Indeed, it’s hard not to gush. There’s a renewed desire in contemporary art for the elements that comprise formal ideas of beauty—harmony of order, pattern, shape, texture and color—put together in ways that evoke feelings of pleasure, maybe feelings of the spiritual as well. This may be an old-fashioned notion, but it’s back. Beauty is the new beauty.

The work in Luxe, Calme et Volupté is unabashedly beautiful. Appropriately for a show in this season, it is a summer idyll, a visual bonheur. Each of the 15 artists here—13 individual artists and an artmaking duo—have created works which, while formally rigorous, are sensually complex, richly simple or simply luscious. Consider the sumptuousness of David Ambrose’s textured paintings on paper, opulent on their surface and, deeper, in the wholeness of devotion they convey; the serene horizontals, rising and repeating, of Rose Olson’s luminous paintings, metaphorical oceans or skies distilled to their essence; or the polished marble sculptures of Venske & Spänle, cool and white, as innocently personable as they are slyly provocative.

“Luxe, calme et volupte”—luxury, tranquility and pleasure—is the refrain in Charles Baudelaire’s 1857 poem, “L’Invitation au Voyage.” In a celebration of life’s splendor, the poet invites his beloved to travel with him to an imagined place where the light is golden and the air perfumed, the language is soft and secret, a place of order and beauty where all desires are met, a world of luxury, tranquility and pleasure. It seemed the perfect title for this show.

 

I am not the first person to borrow from Baudelaire. Matisse’s 1904-05 Luxe, Calme et Volupté, in Fauvist colors and post-Pointillist brushstrokes, depicts a different idyll, an afternoon of bathing and sunning at the water’s edge in Saint-Tropez. Monsieur Matisse’s paean to pleasure is intimate and seductive.

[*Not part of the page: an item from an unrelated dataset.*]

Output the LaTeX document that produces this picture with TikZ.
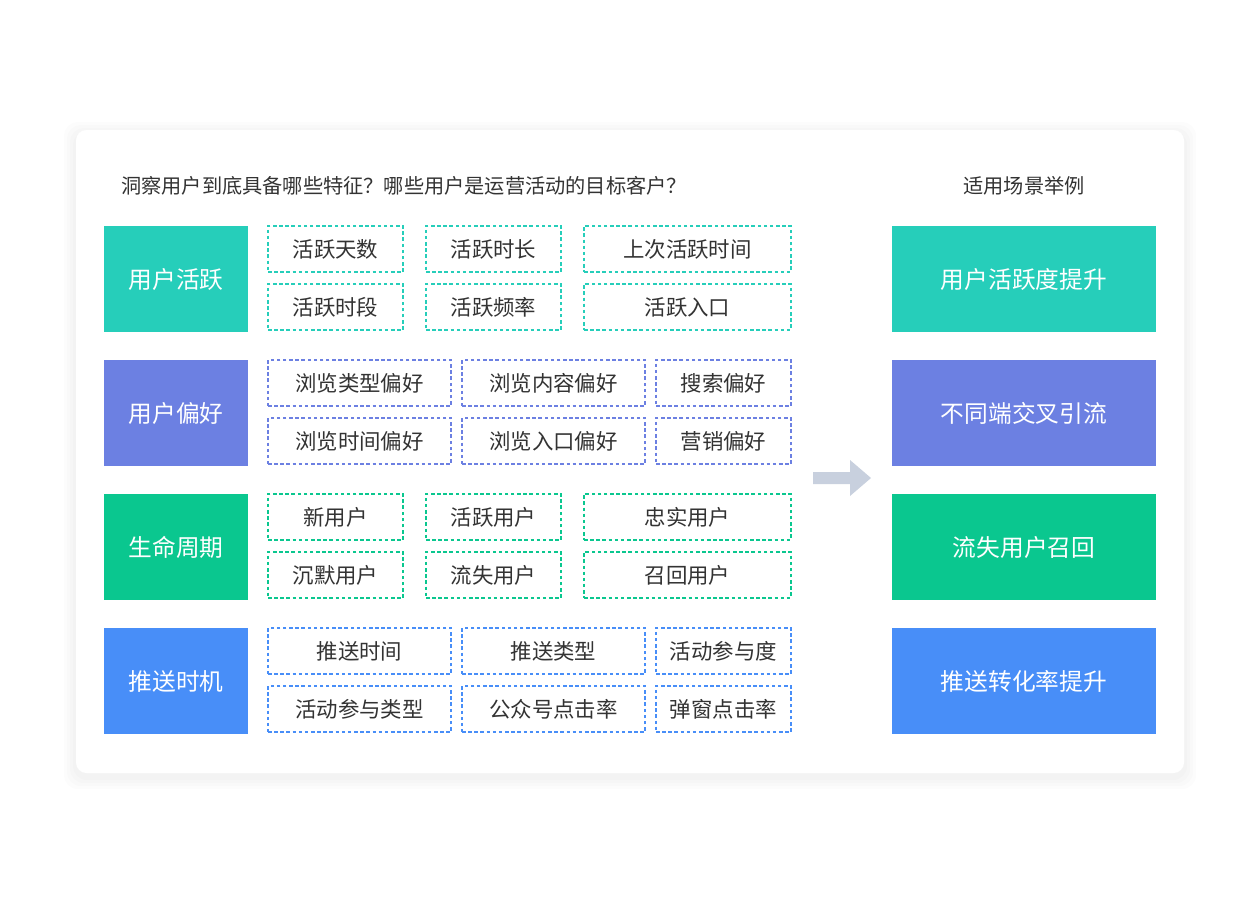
\documentclass[tikz,border=0pt]{standalone}
\usepackage{fontspec}
\setmainfont{Noto Sans CJK SC}
\definecolor{ux_teal}{RGB}{38, 206, 186}
\definecolor{ux_purple}{RGB}{108, 128, 226}
\definecolor{ux_green}{RGB}{10, 199, 143}
\definecolor{ux_blue}{RGB}{72, 142, 248}
\definecolor{ux_text}{RGB}{51, 51, 51}
\definecolor{ux_arrow}{RGB}{200, 208, 222}
\usetikzlibrary{arrows.meta, positioning, calc}

\begin{document}
\begin{tikzpicture}[x=0.02cm, y=-0.02cm,
    cat/.style={minimum width=144*0.02cm, minimum height=106*0.02cm,
                text=white, font=\fontsize{13.5}{15}\selectfont, inner sep=0pt},
    scene/.style={minimum width=264*0.02cm, minimum height=106*0.02cm,
                  text=white, font=\fontsize{13.5}{15}\selectfont, inner sep=0pt},
    tag/.style={draw, dashed, line width=0.7pt, dash pattern=on 2pt off 1.5pt,
                minimum height=46*0.02cm, text=ux_text, inner sep=0pt,
                font=\fontsize{12.2}{14}\selectfont},
  ]
  \useasboundingbox (0,0) rectangle (1260,904);
  % card with soft shadow
  \foreach \s in {12,9,6,3}
    \fill[black, opacity=0.012, rounded corners=8] (76-\s,130-\s+4) rectangle (1184+\s,773+\s+4);
  \fill[white, rounded corners=6] (76,130) rectangle (1184,773);

  \node[anchor=west, text=ux_text, font=\fontsize{11.5}{13}\selectfont] (title) at (115,186)
    {洞察用户到底具备哪些特征？哪些用户是运营活动的目标客户？};
  \node[text=ux_text, font=\fontsize{11.5}{13}\selectfont] (stitle) at (1024,186) {适用场景举例};

  % categories
  \node[cat, fill=ux_teal]   (c1) at (176,279) {用户活跃};
  \node[cat, fill=ux_purple] (c2) at (176,413) {用户偏好};
  \node[cat, fill=ux_green]  (c3) at (176,547) {生命周期};
  \node[cat, fill=ux_blue]   (c4) at (176,681) {推送时机};

  % scenes
  \node[scene, fill=ux_teal]   (s1) at (1024,279) {用户活跃度提升};
  \node[scene, fill=ux_purple] (s2) at (1024,413) {不同端交叉引流};
  \node[scene, fill=ux_green]  (s3) at (1024,547) {流失用户召回};
  \node[scene, fill=ux_blue]   (s4) at (1024,681) {推送转化率提升};

  % tags, narrow grid
  \foreach \y/\col/\a/\b/\c in {249/ux_teal/活跃天数/活跃时长/上次活跃时间,
                                307/ux_teal/活跃时段/活跃频率/活跃入口,
                                517/ux_green/新用户/活跃用户/忠实用户,
                                575/ux_green/沉默用户/流失用户/召回用户} {
    \node[tag, draw=\col, minimum width=135*0.02cm] (ta) at (335.5,\y) {\a};
    \node[tag, draw=\col, minimum width=135*0.02cm] (tb) at (493.5,\y) {\b};
    \node[tag, draw=\col, minimum width=207*0.02cm] (tc) at (687.5,\y) {\c};
  }
  % tags, wide grid
  \foreach \y/\col/\a/\b/\c in {383/ux_purple/浏览类型偏好/浏览内容偏好/搜索偏好,
                                441/ux_purple/浏览时间偏好/浏览入口偏好/营销偏好,
                                651/ux_blue/推送时间/推送类型/活动参与度,
                                709/ux_blue/活动参与类型/公众号点击率/弹窗点击率} {
    \node[tag, draw=\col, minimum width=183*0.02cm] (ta) at (359.5,\y) {\a};
    \node[tag, draw=\col, minimum width=183*0.02cm] (tb) at (553.5,\y) {\b};
    \node[tag, draw=\col, minimum width=135*0.02cm] (tc) at (723.5,\y) {\c};
  }

  % arrow
  \fill[ux_arrow] (813,472) -- (850,472) -- (850,460) -- (871,478)
    -- (850,496) -- (850,484) -- (813,484) -- cycle;
\end{tikzpicture}
\end{document}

Much to my surprise, Luxe, Calme et Volupté, the exhibition, has much in common with Luxe, Calme et Volupté, the painting. Both share a radiance of palette, a fullness of forms and a lushness of surface. Then, too, there is the repetition of elements that generates a larger whole. Matisse created his composition from the staccato swipe of a paint-laden brush, repeated again and again. In this exhibition, the repetitions are in circles, in squares, in pins amassed and ordered, in paper pierced repeatedly, in pixels arranged, in paper layered and collaged and, yes, in the swipe of a paint-laden brush, repeated again and again.